Ma titled his exhibition “How Heavy is the Night” to highlight the irony of how light the receipts weigh. In fact, all the slips he gathered weigh a total of 0.3 to 0.4g, because most sleepers only order one item, typically something priced under HK$10.
“When you see how light these slips are, you understand how light the lives of their owners are and how heavy the social reality is behind them,” he explains.
During the project, something unexpected happened: Ma found himself engaged in a dispute for taking away someone’s receipt.
It was almost midnight on a weekday when fewer than 10 people were still lingering at the 24-hour branch. Among them sat three young men wearing headscarves and appearing to be of Middle Eastern descent. A small piece of paper was carefully placed on their table.
Trying to act casually, Ma walked past them and attempted to snatch the receipt without asking. Immediately the three leapt from their seats and started yelling at Ma in English, with one even shaking his fist in the air.
“I couldn’t understand them, but I think one of them was drunk,” Ma recalls. “Luckily nothing physical happened because I backed off.
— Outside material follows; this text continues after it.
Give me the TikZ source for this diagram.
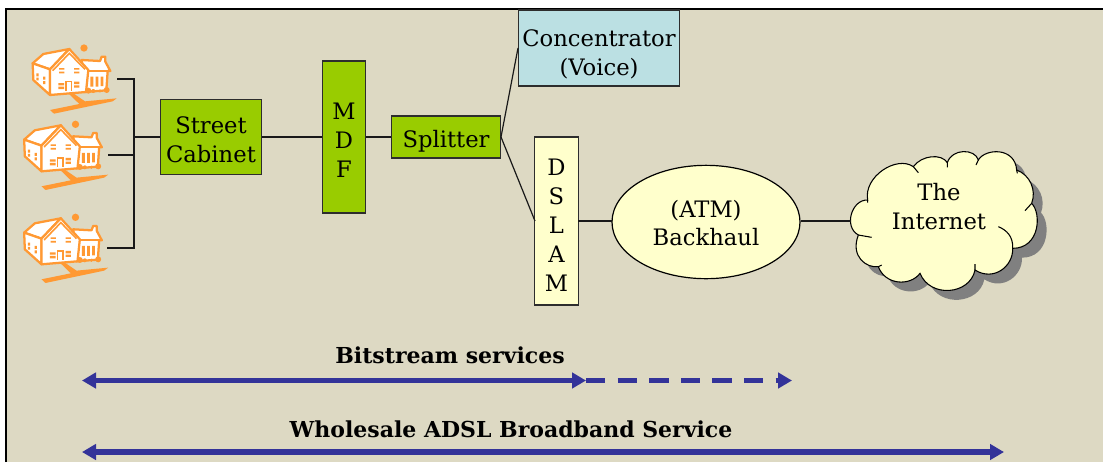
\documentclass[tikz,border=0pt]{standalone}
\usepackage{fontspec}
\setmainfont{DejaVu Serif}
\usetikzlibrary{arrows.meta,shapes.geometric}
\definecolor{bgc}{RGB}{221,217,195}
\definecolor{grn}{RGB}{153,204,0}
\definecolor{blu}{RGB}{187,224,227}
\definecolor{yel}{RGB}{255,255,204}
\definecolor{org}{RGB}{255,153,51}
\definecolor{nav}{RGB}{51,51,153}
\definecolor{edge}{RGB}{45,45,45}
\newcommand{\dn}[1]{\rule{0pt}{#1pt}}
\tikzset{
  boxn/.style={draw=edge,line width=.9pt,inner sep=0pt,align=center,font=\fontsize{17}{21.7}\selectfont},
  greenbox/.style={boxn,fill=grn},
  bluebox/.style={boxn,fill=blu},
  yelbox/.style={boxn,fill=yel},
  conn/.style={draw=black!90,line width=.9pt},
  span/.style={draw=nav,line width=4.1pt,{Triangle[length=10.5pt,width=11.5pt]}-{Triangle[length=10.5pt,width=11.5pt]},color=nav},
  dashspan/.style={draw=nav,line width=4.1pt,dash pattern=on 14.5pt off 9.2pt,-{Triangle[length=10.5pt,width=11.5pt]},color=nav},
  hl/.style={draw=org,line width=1.7pt,fill=white,line join=round},
  lbl/.style={inner sep=0pt,font=\fontsize{16.5}{21.5}\bfseries\selectfont}
}
\newcommand{\drawhouse}[1]{%
\begin{scope}[shift={#1},x=.25pt,y=-.25pt]
  % drive
  \fill[org] (205,280)--(220,280)--(255,304)--(350,295)--(338,304)--(162,341)--(150,330)--(238,312)--cycle;
  % wing
  \draw[hl] (245,180)--(300,183)--(305,170)--(316,170)--(316,185)--(331,213)--(323,213)--(319,271)--(255,276)--cycle;
  \draw[org,line width=1.4pt] (265,213)--(325,213);
  % left roof
  \draw[hl] (98,190)--(130,162)--(208,147)--(150,208)--cycle;
  % left wall
  \draw[hl] (98,190)--(100,240)--(150,285)--(150,208)--cycle;
  % gable
  \draw[hl] (150,208)--(208,147)--(265,210)--(258,276)--(150,285)--cycle;
  \draw[org,line width=1.2pt] (158,212)--(208,160)--(255,208);
  % windows
  \fill[org] (177,204) rectangle (193,209) (177,215) rectangle (193,220);
  \fill[org] (222,204) rectangle (238,209) (222,215) rectangle (238,220);
  \fill[org] (175,249) rectangle (192,256) (175,260) rectangle (192,267);
  \fill[org] (222,245) rectangle (238,252) (222,256) rectangle (238,263);
  \draw[org,line width=1.2pt] (198,272)--(198,245)--(214,245)--(214,272);
  \fill[org] (109,220) rectangle (116,229) (109,233) rectangle (116,241);
  \fill[org] (129,230) rectangle (136,239) (129,243) rectangle (136,252);
  \fill[org] (271,230) rectangle (280,260) (287,230) rectangle (295,260) (302,230) rectangle (310,258);
  % bushes
  \fill[org] (265,272) circle (9) (280,273) circle (6) (300,273) circle (5) (320,270) circle (9);
  % dot
  \fill[org] (252,144) circle (11);
\end{scope}}
\newcommand{\cloudpath}{(85,345) .. controls (40,320) and (65,238) .. (113,240)
 .. controls (100,170) and (200,105) .. (250,140)
 .. controls (275,105) and (335,100) .. (352,128)
 .. controls (365,85) and (435,85) .. (445,120)
 .. controls (465,85) and (555,80) .. (560,150)
 .. controls (600,165) and (620,210) .. (605,250)
 .. controls (635,280) and (630,385) .. (548,385)
 .. controls (550,440) and (490,485) .. (435,450)
 .. controls (420,525) and (300,535) .. (270,460)
 .. controls (240,500) and (165,495) .. (145,440)
 .. controls (110,445) and (60,410) .. (85,345) -- cycle}
\begin{document}
\begin{tikzpicture}[x=.75pt,y=-.75pt]
\useasboundingbox (0,0) rectangle (1103,462);
\fill[white] (0,0) rectangle (1103,462);
\fill[bgc] (6,9) rectangle (1103,462);
\draw[black,line width=1.6pt] (6,462)--(6,9)--(1103,9);

\drawhouse{(0,0)}
\drawhouse{(-8.5,76.3)}
\drawhouse{(-8.5,169.3)}

\begin{scope}[shift={(830,120)},x=.25pt,y=-.25pt]
  \fill[black!50] [shift={(28,28)}] \cloudpath;
  \draw[black,line width=.8pt,fill=yel] \cloudpath;
  \draw[black,line width=.8pt] (250,140)--(265,158) (352,128)--(352,142) (445,120)--(438,135)
    (560,150)--(562,160) (605,250)--(585,272) (435,450)--(435,432) (145,440)--(155,435) (85,345)--(125,352)
    (113,240)--(113,248)
    (548,385) .. controls (550,350) and (530,330) .. (505,320);
\end{scope}

\node[greenbox,minimum width=76pt,minimum height=56.5pt] (cab) at (211,137) {\dn{17.4}Street\\Cabinet};
\node[greenbox,minimum width=32.5pt,minimum height=114pt] (mdf) at (344,137) {\dn{17}M\\D\\F};
\node[greenbox,minimum width=82pt,minimum height=31.5pt] (spl) at (446,137) {\dn{19}Splitter};
\node[bluebox,minimum width=121pt,minimum height=57pt] (con) at (599,48) {\dn{21.9}Concentrator\\(Voice)};
\node[yelbox,minimum width=32.5pt,minimum height=126pt] (dsl) at (556.5,221) {\dn{19}D\\S\\L\\A\\M};
\node[yelbox,shape=ellipse,draw=black,minimum width=141pt,minimum height=85pt] (atm) at (706,222) {\dn{14.5}(ATM)\\Backhaul};
\node[inner sep=0pt,align=center,font=\fontsize{17}{21.7}\selectfont] (cloud) at (939,207) {The\\Internet};

\coordinate (h1) at (117,79);
\coordinate (h2) at (108,155);
\coordinate (h3) at (107,248);
\coordinate (t1) at (134,79);
\coordinate (t2) at (134,155);
\coordinate (t3) at (134,248);
\coordinate (tm) at (134,137);
\coordinate (spe) at (501,137);
\coordinate (conw) at (518,48);
\coordinate (dslw) at (535,221);
\coordinate (dsle) at (578,221);
\coordinate (atmw) at (612,221);
\coordinate (atme) at (801,221);
\coordinate (cloudw) at (851,221);

\draw[conn] (h1)--(t1)--(t3)--(h3);
\draw[conn] (h2)--(t2);
\draw[conn] (tm)--(cab);
\draw[conn] (cab)--(mdf);
\draw[conn] (mdf)--(spl);
\draw[conn] (spe)--(conw);
\draw[conn] (spe)--(dslw);
\draw[conn] (dsle)--(atmw);
\draw[conn] (atme)--(cloudw);

\node[lbl] (bit) at (450,355) {Bitstream services};
\node[lbl] (whl) at (511,429) {Wholesale ADSL Broadband Service};

\coordinate (a1) at (82,380.5);
\coordinate (a2) at (586,380.5);
\coordinate (a3) at (792,380.5);
\coordinate (b1) at (82,452);
\coordinate (b2) at (1004,452);
\draw[dashspan] (a2)--(a3);
\draw[span] (a1)--(a2);
\draw[span] (b1)--(b2);
\end{tikzpicture}
\end{document}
I didn’t realise how much they would care about that one piece of paper.”
“For these sleepers at McDonald’s, a receipt is the entrance ticket to a quiet, safe, comforting place,” he adds.
By holding the exhibition, Ma hopes to present the lives of sleepers in a manner that is “rational and objective”.
“As an artist, I don’t aim to change the world, but rather change how authorities and the public see the world.”
For the entire year of his visits to the three McDonald’s outlets, not a single sleeper questioned why Ma was gathering the receipts. The artist had learned to collect them at about 12.30am after night shift staffers checked the “tickets”.
On the seventh day of Lunar New Year in 2017, Ma walked in one of the McDonald’s for the first time that year. When he took away two slips from a regular sleeper, a middle-aged man to whom Ma had never spoken, he found on one of them a simple sentence written in pencil.
It wished him a prosperous new year and good luck.
“He just smiled at me,” Ma says. “And I smiled back.”